Headshot of Bruce Snider

Poet Bruce Snider grew up in rural Indiana and attended Indiana University as an undergraduate. He earned an MFA in poetry and playwriting from the University of Texas at Austin, where he was a James A. Michener Fellow. Snider’s collections, which draw on his midwestern upbringing, include The Year We Studied Women (2003), winner of the Felix Pollak Prize in Poetry, Paradise, Indiana (2012), recipient of the Lena-Miles Wever Todd Poetry Prize, and Fruit (University of Wisconsin Press, 2020),

In Paradise, Indiana, Snider depicts the experience of growing up gay in a small town and frankly addresses absence and loss, acknowledging the ordinary details of rural life and complicated loves; the collection is threaded with elegiac poems for a cousin.
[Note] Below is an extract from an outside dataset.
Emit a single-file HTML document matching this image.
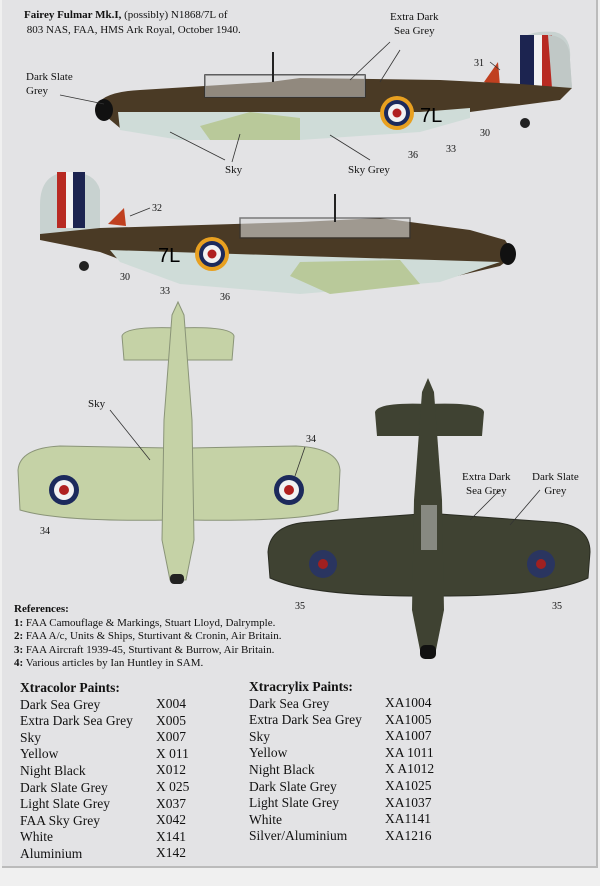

James Crews, reviewing the book for The Rumpus, noted, “Snider is a master of the quiet moment, his memory-driven narratives slowly unfolding until the accumulation becomes a kind of redemption.”

Snider held a Wallace Stegner Fellowship in creative writing at Stanford University and was a Jenny McKean Moore Writer-in-Residence at George Washington University. He has taught at Stanford University, the University of San Francisco, and the University of Texas at Austin.